How Does One Fit Trading In Normal Life?
I am writing this 2 days before I have to report back to teaching in the new school year. My gift of time is coming to a close. Here is how I’m going to have to accommodate my trading.
- My IBD Live show will have to be watched after the market closes.
- I won’t be in front of my screen like I am now, but I can check my app during my lunch and just before the market closes (as I quickly walk to car pool duty.)
- I can set up trades during the evening to be executed automatically for me during the next day.
- My day will be extended some before I can relax for the evening.
- I will not be swing trading as it is too risky when I can’t watch it (UNLESS I put in stop loss orders.)
- Most of my analyzing and reviews will fall to the weekend.
Before I completely took over my portfolio, I was already used to checking it every evening. Most times I didn’t do anything, just monitored it.
Why am I keeping my IBD Live subscription when I can’t watch it live? Because they give a great analysis of the market every day and I want to know as soon as possible if another market crash is imminent.

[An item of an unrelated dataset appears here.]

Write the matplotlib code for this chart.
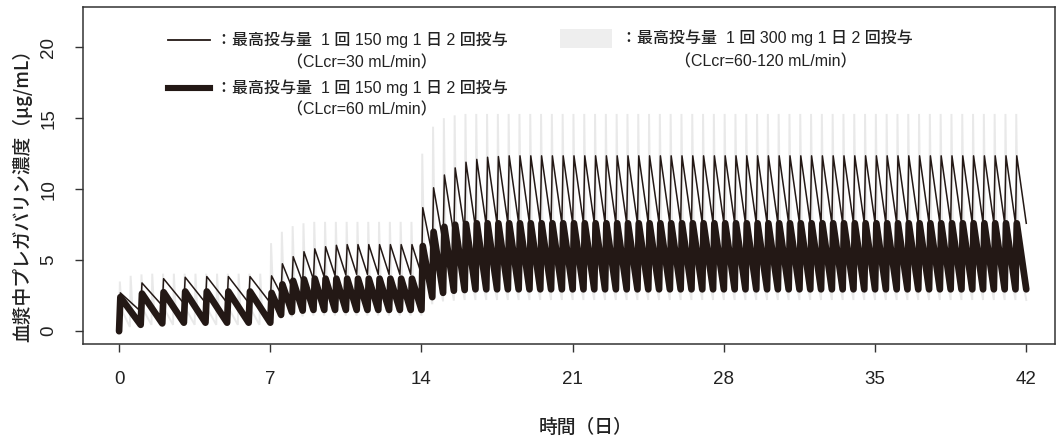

No one can predict it, but these experts have a pretty good pulse on it and will be much more aware of the current sentiment than I will be.
How much time does it take to be a successful trader? As much as it takes to get the results. My portfolio has increased 24% as of last Friday with today making another huge gain. That is very worthwhile to me of course and I don’t regret all the time I’ve put into it. I did not sit on the couch and binge watch TV shows or movies this whole time and I’ve “paid” myself for it.
Nobody can guarantee any results for your trading, but if you learn, create rules, and stick to them, you can be successful too. If you are not, review your trades and try paper trading (demo accounts that don’t use real money) and try again. I can’t say this enough: always keep to your sell rule of 7-8% loss (or less) to keep your capital. See my post Selling Stocks, You Have to Have Rules! Stick to that and you’ll always have money to trade another day.